O papel da comunidade internacional é crucial, mas por vezes contraditório. Organizações como a UE e a UNESCO financiam a reconstrução de monumentos históricos, como a Mesquita de Ferhadija em Banja Luka, destruída em 1993 e reinaugurada em 2016. No entanto, projectos de habitação para retornados—muçulmanos que tentam voltar a regiões hoje dominadas por sérvios—são frequentemente sabotados por pressões políticas locais. Quer dizer, reconstruir uma casa é fácil, já reconstruir a confiança é quase impossível. Os exemplos do interior do país demonstram uma vontade e necessidade maior do que dos tomadores de decisões, mas tudo é muito relativo. 

Talvez a expressão mais crua da arquitectura da guerra esteja nos cemitérios. Colinas inteiras em Sarajevo e Srebrenica estão cobertas de lápides brancas, que se expandem anualmente com novos corpos identificados por peritos forenses. Estes cemitérios-monumento são lugares de peregrinação e protesto, onde a arquitectura minimalista—cruzes e estelas islâmicas alinhadas—fala mais alto que qualquer discurso político.

A Bósnia ainda não encontrou uma linguagem arquitectónica comum para honrar seu passado. Enquanto isso, a geração mais jovem—cansada de divisões—apropria-se de espaços abandonados.

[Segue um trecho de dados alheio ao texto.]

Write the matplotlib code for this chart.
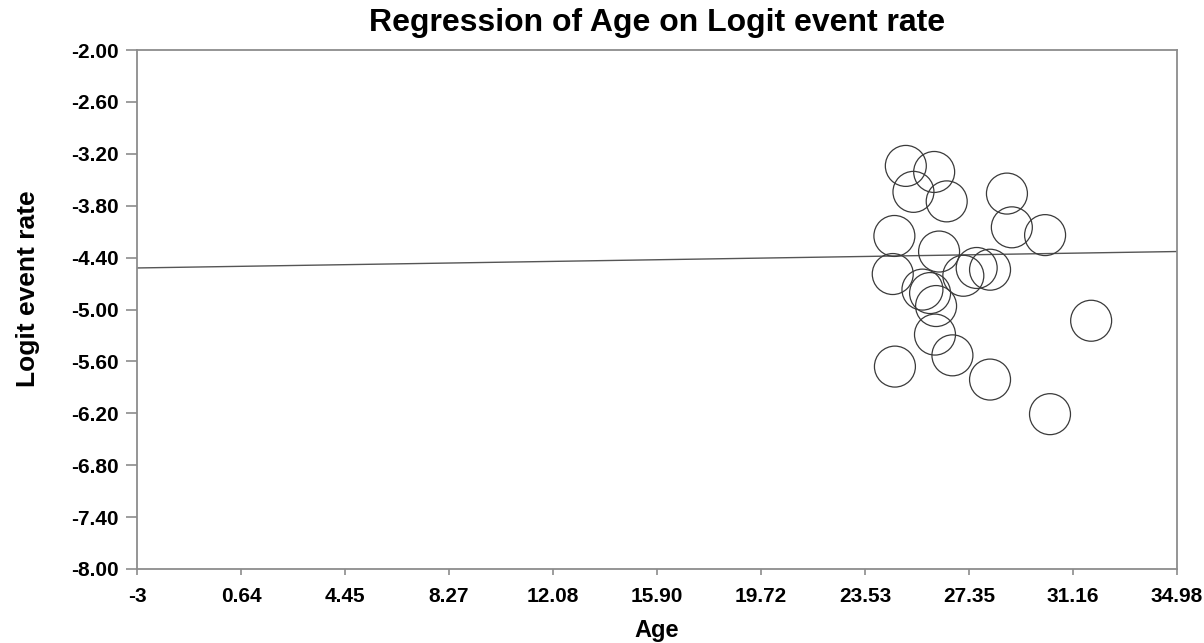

Em Sarajevo, o antigo complexo olímpico de Zetra, destruído durante o cerco, foi transformado num centro desportivo e cultural. Em Mostar, uma fábica de armas abandonada acolhe agora um festival de arte urbana. São gestos de resistência criativa, que buscam reinterpretar a herança da guerra sem a negar.

A reconstrução na Bósnia é, assim, um processo fragmentado e politizado. Cada pedra recolocada, cada edifício restaurado ou deixado em ruínas, é uma declaração sobre quem merece ser lembrado e quem pode ser esquecido. A arquitetura é a última fronteira da guerra: não pela força das armas, mas pelo direito de definir a memória. A verdadeira reconstrução—aquela que reconcilia—ainda está por vir, e talvez exija mais que cimento e argamassa: exige que se olhe para as cicatrizes e se veja não apenas o que foi perdido, mas o que pode ainda ser construído juntos.